HINKLEY Point B has contributed to a major milestone in the UK's nuclear energy production.

The Somerset station has generated enough power to meet the electricity needs of every home in the South West for more than 32 years, since it started generating power in 1976.

And earlier this month, it was confirmed that Hinkley, along with the rest of the UK nuclear fleet, had generated a total of 2000terrawatt hours of power.

That is enough to meet the electricity needs of every home in the UK for more than 18 years.

Hinkley Point B station director, Peter Evans, said: "Since this power station came online in 1976, we have played a massive part in providing the nation with low carbon electricity.

"When you add up what the fleet together has achieved, the sheer amount of electricity generated becomes difficult to comprehend.

“But if you look at what we, at Hinkley, have added to that total it’s something we should all be very proud of.

"Our total would have met the electricity needs of the South West for decades, of every home in the country for almost three years and we’ve helped the UK avoid the emission of more than 106m tonnes of carbon dioxide.

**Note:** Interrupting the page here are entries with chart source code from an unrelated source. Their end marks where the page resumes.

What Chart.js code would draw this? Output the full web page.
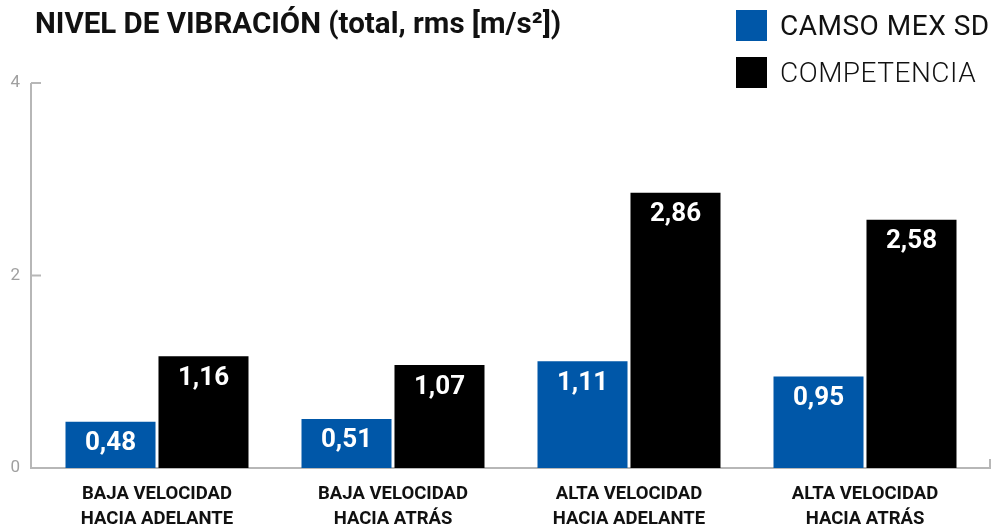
<!DOCTYPE html>
<html lang="es">
<head>
    <meta charset="UTF-8">
    <title>Nivel de vibración</title>
    <script src="https://cdn.jsdelivr.net/npm/chart.js"></script>
    <style>
        html, body {
            margin: 0;
            padding: 0;
            background: #fff;
            overflow: hidden;
        }
        .wrap {
            position: relative;
            width: 992px;
            height: 529px;
            font-family: Roboto, Arial, sans-serif;
        }
        #titulo {
            position: absolute;
            left: 35px;
            top: 6px;
            margin: 0;
            font-size: 29.5px;
            font-weight: 700;
            color: #111;
            letter-spacing: 0;
            white-space: nowrap;
        }
        #leyenda {
            position: absolute;
            left: 736px;
            top: 10px;
        }
        .item {
            display: flex;
            align-items: center;
            height: 31px;
            margin-bottom: 16px;
            font-size: 28px;
            letter-spacing: 0.5px;
            color: #111;
            white-space: nowrap;
        }
        .caja {
            width: 31px;
            height: 31px;
            margin-right: 13px;
        }
        #grafico {
            position: absolute;
            left: 0;
            top: 0;
        }
    </style>
</head>
<body>
<div class="wrap">
    <div id="grafico" style="width:992px;height:529px;"><canvas id="vibChart"></canvas></div>
    <h1 id="titulo">NIVEL DE VIBRACIÓN (total, rms [m/s²])</h1>
    <div id="leyenda"></div>
</div>

<script>
    const categorias = [
        ['BAJA VELOCIDAD', 'HACIA ADELANTE'],
        ['BAJA VELOCIDAD', 'HACIA ATRÁS'],
        ['ALTA VELOCIDAD', 'HACIA ADELANTE'],
        ['ALTA VELOCIDAD', 'HACIA ATRÁS']
    ];
    const camso = [0.48, 0.51, 1.11, 0.95];
    const competencia = [1.16, 1.07, 2.86, 2.58];
    const ticksY = [0, 2, 4];

    const AZUL = '#0057a8';
    const NEGRO = '#000000';
    const GRIS = '#b7b7b7';

    // ejes grises dibujados a mano (linea vertical, ticks hacia dentro y base)
    const ejes = {
        id: 'ejes',
        beforeDatasetsDraw(chart) {
            const { ctx, chartArea, scales: { y } } = chart;
            const x0 = chartArea.left - 8;
            const y0 = y.getPixelForValue(0);
            ctx.save();
            ctx.strokeStyle = GRIS;
            ctx.lineWidth = 2;
            ctx.beginPath();
            ctx.moveTo(x0, y.getPixelForValue(y.max));
            ctx.lineTo(x0, y0);
            ctx.lineTo(chartArea.right + 7, y0);
            ctx.lineTo(chartArea.right + 7, y0 - 9);
            y.ticks.forEach(t => {
                if (t.value > 0) {
                    const py = y.getPixelForValue(t.value);
                    ctx.moveTo(x0, py);
                    ctx.lineTo(x0 + 10, py);
                }
            });
            ctx.stroke();
            ctx.restore();
        }
    };

    // valores blancos dentro de cada barra
    const etiquetas = {
        id: 'etiquetas',
        afterDatasetsDraw(chart) {
            const { ctx } = chart;
            ctx.save();
            ctx.fillStyle = '#fff';
            ctx.font = 'bold 26px Roboto, Arial, sans-serif';
            ctx.textAlign = 'center';
            ctx.textBaseline = 'middle';
            chart.data.datasets.forEach((ds, i) => {
                chart.getDatasetMeta(i).data.forEach((bar, j) => {
                    const txt = ds.data[j].toFixed(2).replace('.', ',');
                    ctx.fillText(txt, bar.x, bar.y + 22);
                });
            });
            ctx.restore();
        }
    };

    const chart = new Chart(document.getElementById('vibChart'), {
        type: 'bar',
        data: {
            labels: categorias,
            datasets: [
                { label: 'CAMSO MEX SD', data: camso, backgroundColor: AZUL },
                { label: 'COMPETENCIA', data: competencia, backgroundColor: NEGRO }
            ]
        },
        options: {
            responsive: true,
            maintainAspectRatio: false,
            animation: false,
            layout: { padding: { top: 83, left: 10, right: 9, bottom: 0 } },
            plugins: {
                legend: { display: false },
                tooltip: { enabled: false },
                title: { display: false }
            },
            datasets: {
                bar: { categoryPercentage: 0.788, barPercentage: 0.968 }
            },
            scales: {
                x: {
                    grid: { display: false, drawTicks: false },
                    border: { display: false },
                    afterFit(scale) {
                        scale.height = 61;
                        scale.paddingLeft = 0;
                        scale.paddingRight = 0;
                    },
                    ticks: {
                        color: '#111',
                        padding: 14,
                        maxRotation: 0,
                        autoSkip: false,
                        font: { family: 'Roboto, Arial, sans-serif', size: 18.5, weight: 'bold', lineHeight: 1.35 }
                    }
                },
                y: {
                    min: 0,
                    max: 4,
                    afterBuildTicks(scale) {
                        scale.ticks = ticksY.map(v => ({ value: v }));
                    },
                    afterFit(scale) {
                        scale.width = 29;
                    },
                    grid: { display: false, drawTicks: false },
                    border: { display: false },
                    ticks: {
                        color: '#a0a0a0',
                        padding: 19,
                        font: { family: 'Roboto, Arial, sans-serif', size: 17 }
                    }
                }
            }
        },
        plugins: [ejes, etiquetas]
    });

    // leyenda en HTML a partir de los datasets
    const leyenda = document.getElementById('leyenda');
    chart.data.datasets.forEach((ds, i) => {
        const item = document.createElement('div');
        item.className = 'item';
        item.style.fontWeight = i === 0 ? '400' : '300';
        item.innerHTML = '<span class="caja" style="background:' + ds.backgroundColor + '"></span>' + ds.label;
        leyenda.appendChild(item);
    });
</script>
</body>
</html>
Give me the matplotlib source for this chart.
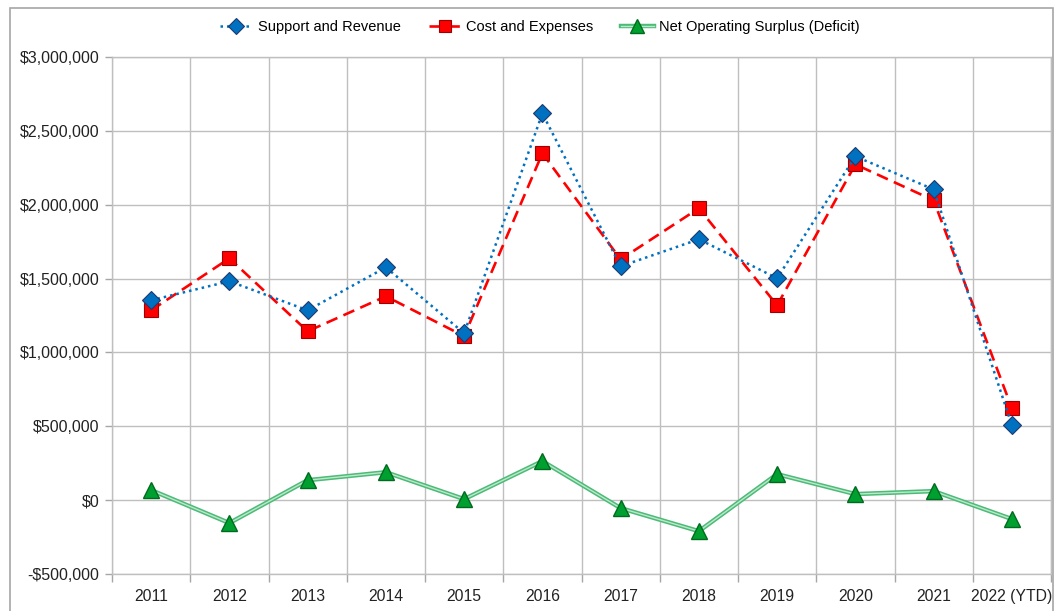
import matplotlib
matplotlib.use("Agg")
import matplotlib.pyplot as plt
import numpy as np
from matplotlib.ticker import FuncFormatter, MultipleLocator
from matplotlib.patches import Rectangle

years = ["2011", "2012", "2013", "2014", "2015", "2016", "2017", "2018",
         "2019", "2020", "2021", "2022 (YTD)"]
support = [1353000, 1482000, 1285000, 1576000, 1130000, 2618000, 1583000,
           1766000, 1502000, 2327000, 2104000, 507000]
costs = [1285000, 1637000, 1143000, 1380000, 1110000, 2348000, 1630000,
         1976000, 1319000, 2273000, 2030000, 622000]
net = [68000, -155000, 135000, 189000, 7000, 264000, -54000, -210000,
       176000, 41000, 61000, -128000]

plt.rcParams['font.family'] = ['Liberation Sans', 'DejaVu Sans']

fig = plt.figure(figsize=(10.57, 6.11), dpi=100)
ax = fig.add_axes([112 / 1057, 1 - 574 / 611, (1051 - 112) / 1057, (574 - 57) / 611])

x = np.arange(len(years))

# Support and Revenue: dotted blue with diamonds
l1, = ax.plot(x, support, linestyle=(0, (1, 1.6)), color="#0070C0", linewidth=1.8,
              marker="D", markersize=9, markerfacecolor="#0070C0",
              markeredgecolor="#1F3A6E", markeredgewidth=0.8, zorder=4,
              label="Support and Revenue")

# Cost and Expenses: dashed red with squares
l2, = ax.plot(x, costs, linestyle=(0, (4.5, 2.5)), color="#FF0000", linewidth=1.9,
              marker="s", markersize=10, markerfacecolor="#FF0000",
              markeredgecolor="#A00000", markeredgewidth=0.8, zorder=3,
              label="Cost and Expenses")

# Net Operating Surplus: double line look
l3a, = ax.plot(x, net, color="#4DBB78", linewidth=3.2, zorder=2)
l3b, = ax.plot(x, net, color="#BDE8CB", linewidth=1.0, zorder=2.1)
l3m, = ax.plot(x, net, linestyle="none", marker="^", markersize=11.5,
               markerfacecolor="#00A030", markeredgecolor="#006B1E",
               markeredgewidth=1.0, zorder=5)

ax.set_xlim(-0.5, len(years) - 0.5)
ax.set_ylim(-500000, 3000000)
ax.yaxis.set_major_locator(MultipleLocator(500000))


def money(v, pos):
    if v < 0:
        return "-${:,.0f}".format(-v)
    return "${:,.0f}".format(v)


ax.yaxis.set_major_formatter(FuncFormatter(money))
ax.set_xticks(x)
ax.set_xticklabels(years)
ax.set_xticks(np.arange(-0.5, len(years)), minor=True)

ax.tick_params(axis="x", which="major", length=0, pad=11, labelsize=11.3, colors="#222222")
ax.tick_params(axis="x", which="minor", length=6, color="#A6A6A6", width=1)
ax.tick_params(axis="y", which="major", length=5, width=1,
               pad=4, labelsize=11.5, colors="#222222")
ax.tick_params(axis="y", which="major", color="#A6A6A6")

ax.grid(True, axis="y", which="major", color="#BFBFBF", linewidth=1)
ax.grid(True, axis="x", which="minor", color="#BFBFBF", linewidth=1)
ax.set_axisbelow(True)
for s in ax.spines.values():
    s.set_color("#BFBFBF")
    s.set_linewidth(1)

fig.legend([l1, l2, (l3a, l3b, l3m)],
           ["Support and Revenue", "Cost and Expenses",
            "Net Operating Surplus (Deficit)"],
           loc="center", bbox_to_anchor=(540 / 1057, 1 - 27 / 611), ncol=3,
           frameon=False, fontsize=10.5, handlelength=2.2, columnspacing=1.9,
           handletextpad=0.4, markerscale=0.85)

# chart area border
fig.patches.append(Rectangle((10 / 1057, -0.01), 1043 / 1057, 1 - 8 / 611 + 0.01,
                             transform=fig.transFigure, fill=False,
                             edgecolor="#A6A6A6", linewidth=1.2))

fig.savefig("out.png", dpi=100)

“When you start looking at the statistics these numbers are so big and so impressive they can become a little overwhelming.

"So instead of the big numbers, I like to think of all the hard work, innovation and determination of the staff here who have made this station the single most productive nuclear plant this country has ever had.

"I also think of the amazing team we have had, and still have, at Hinkley Point B which has run this plant so effectively and efficiently for so long. I think of all that and it makes me enormously proud to be a part of this power station’s life.”

Bridgwater Mercury: Katie Vaiders and John Doyle of the site’s fuel route team on a walk about in the Hinkley Point B reactor hall

EDF’s nuclear business employs more than 5,000 people across sites in Lancashire, Teesside, East Lothian, East Kilbride, West Kilbride, Suffolk, Kent, Somerset and Gloucestershire.

Each year, the nuclear business spends more than £800m through its supply chain, 93% of which is spent with UK companies, and since taking over the nuclear fleet in 2009 it has invested over £6bn in the plants.